I’m turning into a real Picasso with the oatmeal; boiling down hunks of apple and ginger to mix, with a little cinnamon, into the oats. Some lemon to go with tea because we both have colds and the Fisherman’s Friend is only doing us partial service. On days when it’s squalling the kitchen window leaks and we catch the dribbles for dishwater.
We met a boy in town, the manager of a busy restaurant. It was an open air place; row after row of dutiful ceiling fans, bamboo slatting to be lowered if it rained. JoJo had worked there for three years and nothing got done unless he was around. He took me to his home one afternoon, a rose-hued room in a multi-colored shack filled with other families, all asleep on the floors of their living rooms with wet towels over their faces, clearly observed through open doorways as we made our way up the stairs.
Inside his place, the floors were aqua-tiled and there was a chandelier made from multicolored plastic hanging where the light would shine through it. His father was asleep on a blue couch and then, as we rounded a corner, his aunt was shepherding away a cluster of cousins. There were two rooms and twelve people, and this was where JoJo came from. Later, he confessed to having decorated the entire place himself and that he loved interior design. He wanted to move to a place where he could be hired as a professional in the field and where he could be gay. (He had a boyfriend and they were in love.) Pending this dream, he just wanted to live alone: himself, in a little place, on the shore.
I favored a cafe with a second floor and mediocre food, but a good breeze and a view of the pool hall across the street. There, the Tom Yum would come in a redolent ochre broth, full-sized prawns cracking and bobbing in its silted depths, heads and tails still frustratingly attached. I would sip coconuts and write things; being watched suspiciously by the groups of powerful elderly men that inhabited other tables, always having just finished their meals, lingering over empty plates and juices.

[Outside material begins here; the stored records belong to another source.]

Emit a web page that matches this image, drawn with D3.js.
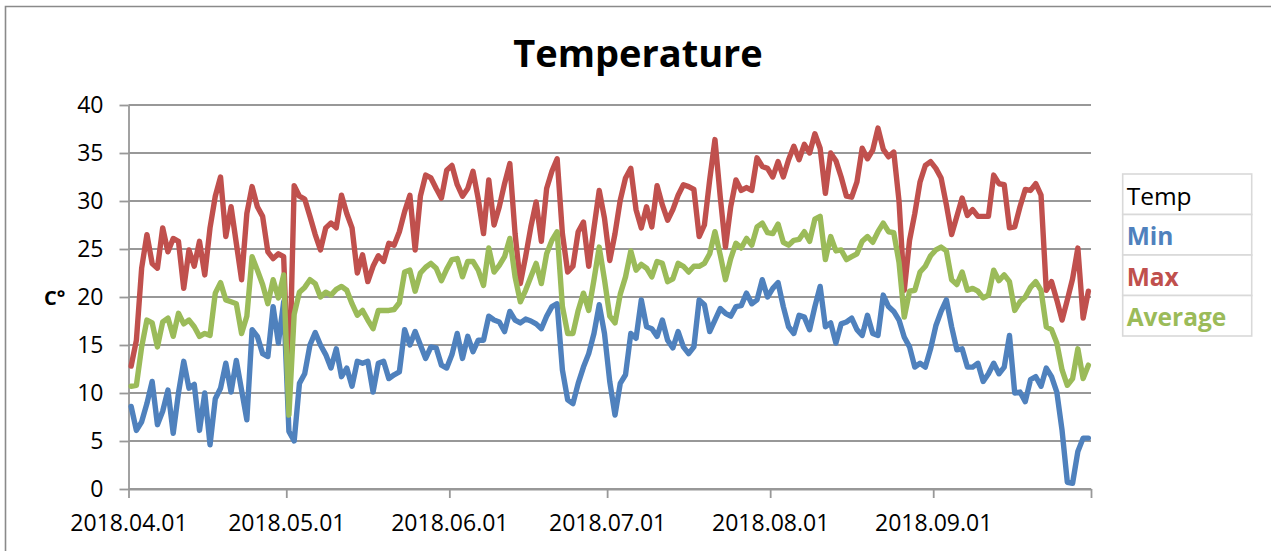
<!DOCTYPE html>
<html>
<head>
<meta charset="utf-8">
<script src="https://cdn.jsdelivr.net/npm/d3@7"></script>
<style>
  html, body { margin: 0; padding: 0; background: #fff; }
  svg { display: block; }
</style>
</head>
<body>
<svg id="chart" width="1271" height="551"></svg>
<script>
// ---------------- DATA ----------------
const chartTitle = "Temperature";
const yAxisTitle = "C°";
const startDate = "2018-04-01";          // first day of the daily series
const axisEndDate = "2018-10-01";
const tickLabels = ["2018.04.01", "2018.05.01", "2018.06.01", "2018.07.01", "2018.08.01", "2018.09.01"];
const yTicks = [0, 5, 10, 15, 20, 25, 30, 35, 40];
const legendHeader = "Temp";
const seriesNames = ["Min", "Max", "Average"];

const minTemps = [
  8.6, 6.1, 7.0, 8.9, 11.2, 6.7, 8.1, 10.3, 5.8, 10.0,
  13.3, 10.5, 10.9, 6.1, 10.0, 4.6, 9.4, 10.5, 13.1, 10.1,
  13.4, 10.3, 7.2, 16.6, 15.9, 14.1, 13.8, 19.0, 15.2, 19.5,
  6.0, 5.0, 11.0, 12.0, 15.0, 16.3, 15.0, 14.0, 12.6, 14.6,
  11.7, 12.6, 10.7, 13.3, 13.1, 13.3, 10.1, 13.1, 13.3, 11.5,
  11.9, 12.2, 16.6, 15.0, 16.4, 15.0, 13.6, 14.8, 14.7, 12.9,
  12.6, 14.0, 16.2, 13.6, 15.9, 14.3, 15.5, 15.5, 18.0, 17.6,
  17.4, 16.4, 18.5, 17.6, 17.3, 17.7, 17.5, 17.2, 16.7, 18.0,
  19.0, 19.3, 12.4, 9.3, 8.9, 11.0, 12.7, 14.1, 16.2, 19.2,
  16.2, 11.2, 7.7, 11.0, 11.9, 16.2, 15.7, 19.7, 16.9, 16.7,
  15.9, 17.6, 15.5, 14.7, 16.4, 14.8, 14.1, 14.8, 19.7, 19.2,
  16.4, 17.6, 18.8, 18.3, 18.0, 19.0, 19.1, 20.4, 19.3, 19.7,
  21.8, 20.0, 20.9, 21.5, 19.0, 16.9, 16.2, 18.1, 17.9, 16.6,
  19.0, 21.1, 16.9, 17.3, 15.2, 17.2, 17.4, 17.8, 16.6, 16.0,
  18.1, 16.2, 16.0, 20.2, 19.0, 18.5, 17.6, 15.8, 14.8, 12.7,
  13.1, 12.7, 14.6, 17.0, 18.5, 19.7, 16.9, 14.5, 14.6, 12.7,
  12.7, 13.1, 11.2, 12.0, 13.1, 12.0, 12.7, 16.0, 10.0, 10.1,
  9.1, 11.4, 11.7, 10.7, 12.6, 11.7, 10.1, 6.1, 0.7, 0.6,
  3.9, 5.3, 5.3
];

const maxTemps = [
  12.8, 15.5, 23.0, 26.5, 23.5, 23.0, 27.2, 24.7, 26.1, 25.8,
  20.9, 24.9, 23.2, 25.8, 22.3, 27.2, 30.5, 32.5, 26.3, 29.4,
  25.6, 21.8, 28.7, 31.5, 29.4, 28.4, 24.7, 24.0, 24.5, 24.2,
  9.5, 31.6, 30.5, 30.2, 28.4, 26.5, 24.9, 27.2, 27.7, 27.2,
  30.6, 28.7, 27.2, 22.5, 24.4, 21.6, 23.2, 24.3, 23.7, 25.6,
  25.4, 26.8, 28.9, 30.6, 24.9, 30.5, 32.7, 32.4, 31.3, 30.3,
  33.2, 33.7, 31.7, 30.5, 31.3, 33.1, 30.2, 26.6, 32.2, 27.5,
  29.4, 31.8, 33.9, 26.6, 21.4, 24.2, 27.3, 29.9, 25.8, 31.3,
  33.1, 34.4, 26.6, 22.6, 23.2, 26.8, 27.8, 23.2, 27.2, 31.1,
  28.2, 23.8, 26.6, 30.1, 32.4, 33.4, 29.1, 27.2, 29.4, 27.3,
  31.6, 29.6, 28.0, 29.1, 30.6, 31.7, 31.5, 31.2, 26.3, 27.5,
  32.2, 36.4, 30.5, 25.2, 29.4, 32.2, 31.1, 31.4, 31.1, 34.5,
  33.6, 33.4, 32.5, 34.1, 32.5, 34.3, 35.7, 34.3, 35.9, 35.0,
  37.0, 35.5, 30.8, 35.0, 34.2, 32.5, 30.5, 30.4, 32.0, 35.5,
  34.4, 35.3, 37.6, 35.4, 34.6, 35.1, 30.0, 20.7, 25.9, 28.7,
  32.0, 33.7, 34.1, 33.4, 32.4, 29.6, 26.5, 28.4, 30.3, 28.5,
  29.1, 28.4, 28.4, 28.4, 32.7, 31.8, 31.7, 27.2, 27.3, 29.4,
  31.2, 31.1, 31.8, 30.6, 20.7, 21.6, 19.7, 17.6, 19.7, 21.9,
  25.1, 17.8, 20.6
];

const avgTemps = [
  10.7, 10.8, 14.8, 17.6, 17.3, 14.8, 17.4, 17.8, 15.9, 18.3,
  17.2, 17.6, 16.9, 15.9, 16.2, 16.0, 20.4, 21.5, 19.7, 19.5,
  19.3, 16.2, 18.0, 24.2, 22.8, 21.3, 19.3, 21.8, 19.9, 22.3,
  7.7, 18.2, 20.5, 21.0, 21.8, 21.4, 20.0, 20.5, 20.2, 20.8,
  21.1, 20.7, 19.3, 18.1, 18.6, 17.6, 16.7, 18.6, 18.6, 18.6,
  18.7, 19.4, 22.6, 22.8, 20.6, 22.5, 23.1, 23.5, 23.0, 21.7,
  22.9, 23.9, 24.0, 22.1, 23.7, 23.7, 22.8, 21.2, 25.1, 22.6,
  23.3, 24.2, 26.1, 22.1, 19.5, 20.7, 22.1, 23.5, 21.4, 24.5,
  25.9, 26.8, 19.0, 16.2, 16.2, 18.6, 20.4, 18.6, 21.8, 25.2,
  21.8, 18.0, 17.3, 20.3, 22.1, 24.8, 22.8, 23.4, 23.0, 22.1,
  23.7, 23.5, 21.6, 21.9, 23.5, 23.2, 22.6, 23.2, 23.2, 23.5,
  24.5, 26.8, 24.4, 21.8, 24.0, 25.6, 25.1, 26.1, 25.4, 27.3,
  27.7, 26.7, 26.6, 27.6, 25.7, 25.4, 25.9, 26.0, 26.8, 25.8,
  28.1, 28.4, 23.9, 26.3, 24.8, 24.9, 23.9, 24.2, 24.5, 25.8,
  26.3, 25.7, 26.8, 27.7, 26.8, 26.7, 23.6, 17.9, 20.6, 20.7,
  22.6, 23.2, 24.3, 24.9, 25.2, 24.8, 21.8, 21.3, 22.6, 20.7,
  20.9, 20.6, 19.9, 20.2, 22.8, 21.7, 22.3, 21.6, 18.6, 19.5,
  20.0, 21.0, 21.6, 20.7, 16.9, 16.6, 15.2, 12.4, 10.8, 11.5,
  14.6, 11.5, 12.9
];

const seriesColors = ["#4F81BD", "#C0504D", "#9BBB59"];

// ---------------- CHART ----------------
const svg = d3.select("#chart");
const FONT = "'Open Sans', 'Liberation Sans', sans-serif";
const gridColor = "#989898";

const plot = { left: 128.5, right: 1091, top: 105, bottom: 489 };

const parseDay = d3.timeParse("%Y-%m-%d");
const parseLabel = d3.timeParse("%Y.%m.%d");
const t0 = parseDay(startDate);
const t1 = parseDay(axisEndDate);

const x = d3.scaleTime().domain([t0, t1]).range([plot.left, plot.right]);
const y = d3.scaleLinear().domain([0, 40]).range([plot.bottom, plot.top]);

// chart outer frame
svg.append("path")
  .attr("d", "M5.5,560 V6.5 H1280")
  .attr("fill", "none")
  .attr("stroke", "#8a8a8a")
  .attr("stroke-width", 1.6);

// title
svg.append("text")
  .attr("x", 638).attr("y", 66.5)
  .attr("text-anchor", "middle")
  .attr("font-family", FONT)
  .attr("font-weight", "bold")
  .attr("font-size", 38)
  .attr("fill", "#000")
  .text(chartTitle);

// horizontal gridlines
svg.append("g")
  .selectAll("line")
  .data(yTicks)
  .join("line")
  .attr("x1", plot.left).attr("x2", plot.right)
  .attr("y1", d => y(d)).attr("y2", d => y(d))
  .attr("stroke", gridColor)
  .attr("stroke-width", 1.8);

// y axis
const yAxis = svg.append("g")
  .attr("transform", `translate(${plot.left},0)`)
  .call(d3.axisLeft(y).tickValues(yTicks).tickSize(9).tickSizeOuter(0).tickPadding(16));
yAxis.select(".domain").attr("stroke", gridColor).attr("stroke-width", 1.8);
yAxis.selectAll(".tick line").attr("stroke", gridColor).attr("stroke-width", 1.8);
yAxis.selectAll(".tick text")
  .attr("font-family", FONT).attr("font-size", 23).attr("fill", "#000");

// x axis (month ticks, incl. the end of the range)
const tickDates = tickLabels.map(s => parseLabel(s)).concat([t1]);
const xAxis = svg.append("g")
  .attr("transform", `translate(0,${plot.bottom})`)
  .call(d3.axisBottom(x)
    .tickValues(tickDates)
    .tickSize(9).tickSizeOuter(0).tickPadding(17)
    .tickFormat((d, i) => tickLabels[i] || ""));
xAxis.select(".domain").attr("stroke", gridColor).attr("stroke-width", 1.8);
xAxis.selectAll(".tick line").attr("stroke", gridColor).attr("stroke-width", 1.8);
xAxis.selectAll(".tick text")
  .attr("font-family", FONT).attr("font-size", 23).attr("fill", "#000");

// y axis title
svg.append("text")
  .attr("x", 44).attr("y", 305)
  .attr("font-family", FONT)
  .attr("font-weight", "bold")
  .attr("font-size", 20)
  .attr("fill", "#000")
  .text(yAxisTitle);

// series (each day plotted at the middle of its date slot)
const dayPos = i => x(d3.timeHour.offset(d3.timeDay.offset(t0, i), 12));
const line = d3.line()
  .x((d, i) => dayPos(i))
  .y(d => y(d));

const allSeries = [minTemps, maxTemps, avgTemps];
svg.append("g")
  .selectAll("path")
  .data(allSeries)
  .join("path")
  .attr("d", d => line(d))
  .attr("fill", "none")
  .attr("stroke", (d, i) => seriesColors[i])
  .attr("stroke-width", 5.4)
  .attr("stroke-linejoin", "round")
  .attr("stroke-linecap", "round");

// legend (table-like box)
const legend = { x: 1122.7, y: 174, w: 129, rowH: 40.5 };
const legendItems = [{ name: legendHeader, color: "#000", bold: false }]
  .concat(seriesNames.map((n, i) => ({ name: n, color: seriesColors[i], bold: true })));

const lg = svg.append("g");
lg.selectAll("rect")
  .data(legendItems)
  .join("rect")
  .attr("x", legend.x)
  .attr("y", (d, i) => legend.y + i * legend.rowH)
  .attr("width", legend.w)
  .attr("height", legend.rowH)
  .attr("fill", "#fff")
  .attr("stroke", "#d9d9d9")
  .attr("stroke-width", 1.6);
lg.selectAll("text")
  .data(legendItems)
  .join("text")
  .attr("x", legend.x + 4)
  .attr("y", (d, i) => legend.y + i * legend.rowH + 30.5)
  .attr("font-family", FONT)
  .attr("font-size", 24.5)
  .attr("font-weight", d => d.bold ? "bold" : "normal")
  .attr("fill", d => d.color)
  .text(d => d.name);
</script>
</body>
</html>
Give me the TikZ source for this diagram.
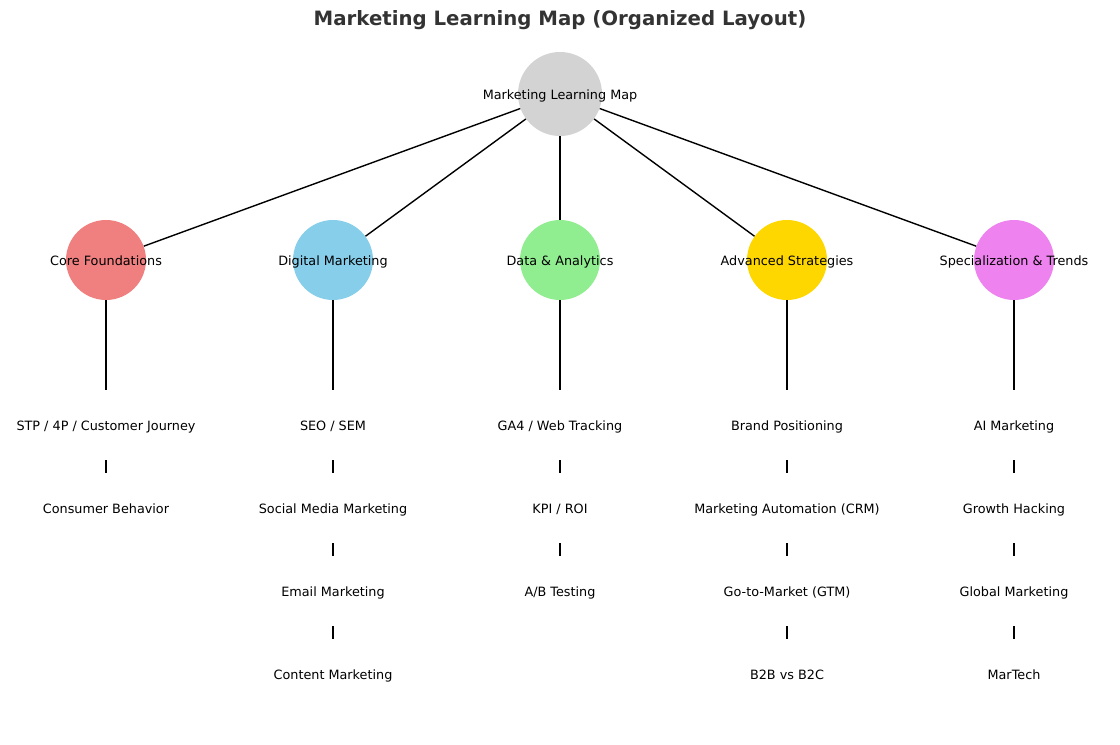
\documentclass[tikz,border=0pt]{standalone}
\usepackage{fontspec}
\setmainfont{DejaVu Sans}
\definecolor{hubc}{HTML}{D3D3D3}
\definecolor{c1}{HTML}{F08080}
\definecolor{c2}{HTML}{87CEEB}
\definecolor{c3}{HTML}{90EE90}
\definecolor{c4}{HTML}{FFD700}
\definecolor{c5}{HTML}{EE82EE}
\definecolor{titlec}{HTML}{333333}
\tikzset{
  lbl/.style={font=\fontsize{9.6}{11}\selectfont, text=black, text height=0.76em, text depth=0.24em, inner sep=0pt, yshift=-1.5pt},
  hubnode/.style={circle, fill=hubc, minimum size=63pt, inner sep=0pt, label={[lbl]center:#1}},
  catnode/.style={circle, minimum size=60pt, inner sep=0pt, label={[lbl]center:#1}},
  itemnode/.style={circle, minimum size=52.5pt, inner sep=0pt, label={[lbl]center:#1}},
  edge/.style={draw=black, line width=1.05pt}
}
\begin{document}
\begin{tikzpicture}[x=0.75pt, y=-0.75pt]
\useasboundingbox (0,0) rectangle (1120,745);
\node[font=\bfseries\fontsize{14.8}{17}\selectfont, text=titlec] (title) at (560,20) {Marketing Learning Map (Organized Layout)};
% nodes
\node[hubnode={Marketing Learning Map}] (hub) at (560,94) {};
\node[catnode={Core Foundations}, fill=c1] (a) at (106,260) {};
\node[catnode={Digital Marketing}, fill=c2] (b) at (333,260) {};
\node[catnode={Data \& Analytics}, fill=c3] (c) at (560,260) {};
\node[catnode={Advanced Strategies}, fill=c4] (d) at (787,260) {};
\node[catnode={Specialization \& Trends}, fill=c5] (e) at (1014,260) {};
% items
\node[itemnode={STP / 4P / Customer Journey}] (a1) at (106,425) {};
\node[itemnode={Consumer Behavior}] (a2) at (106,508) {};
\node[itemnode={SEO / SEM}] (b1) at (333,425) {};
\node[itemnode={Social Media Marketing}] (b2) at (333,508) {};
\node[itemnode={Email Marketing}] (b3) at (333,591) {};
\node[itemnode={Content Marketing}] (b4) at (333,674) {};
\node[itemnode={GA4 / Web Tracking}] (c1n) at (560,425) {};
\node[itemnode={KPI / ROI}] (c2n) at (560,508) {};
\node[itemnode={A/B Testing}] (c3n) at (560,591) {};
\node[itemnode={Brand Positioning}] (d1) at (787,425) {};
\node[itemnode={Marketing Automation (CRM)}] (d2) at (787,508) {};
\node[itemnode={Go-to-Market (GTM)}] (d3) at (787,591) {};
\node[itemnode={B2B vs B2C}] (d4) at (787,674) {};
\node[itemnode={AI Marketing}] (e1) at (1014,425) {};
\node[itemnode={Growth Hacking}] (e2) at (1014,508) {};
\node[itemnode={Global Marketing}] (e3) at (1014,591) {};
\node[itemnode={MarTech}] (e4) at (1014,674) {};
% edges
\foreach \x in {a,b,c,d,e} \draw[edge] (hub) -- (\x);
\draw[edge] (a) -- (a1) (a1) -- (a2);
\draw[edge] (b) -- (b1) (b1) -- (b2) (b2) -- (b3) (b3) -- (b4);
\draw[edge] (c) -- (c1n) (c1n) -- (c2n) (c2n) -- (c3n);
\draw[edge] (d) -- (d1) (d1) -- (d2) (d2) -- (d3) (d3) -- (d4);
\draw[edge] (e) -- (e1) (e1) -- (e2) (e2) -- (e3) (e3) -- (e4);
\end{tikzpicture}
\end{document}
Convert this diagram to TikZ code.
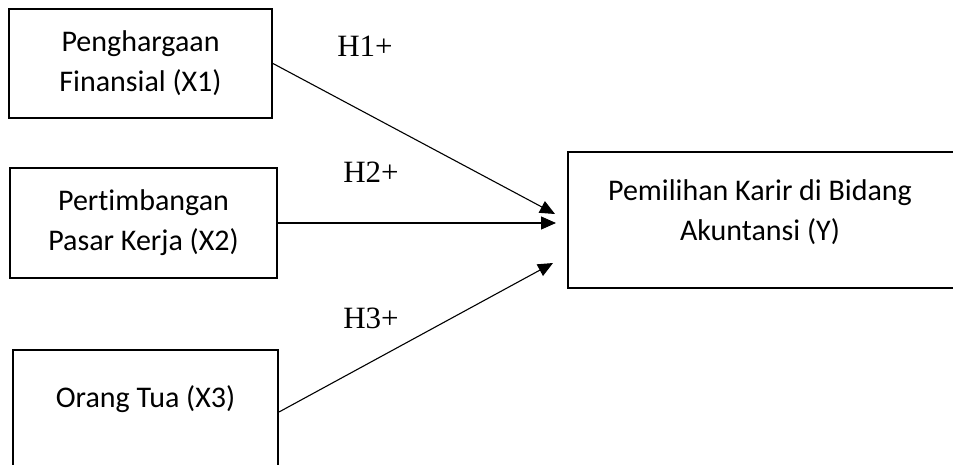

The shoreline by the boat was piled with garbage. I thought it was washing in from the sea, but then realized it was the opposite. Windows were unclamped and slimy buckets were thrust forward, torrents of muck erupting from tilted rims. Egg shells, coconut husks, vegetables ends, toilet paper, plastic bits, and worse — all stacking themselves up against the innocent rock. Heaving ourselves over from the edge of the water, we’d traverse mountains of this fragrant household rubble, immediately messing our dresses and emerging coated in a heinous filth.
The result was that we made quite an impression around town, attracting hollers and creating traffic jams, even after we’d judiciously traded our jean shorts for long pants and plainer t-shirts.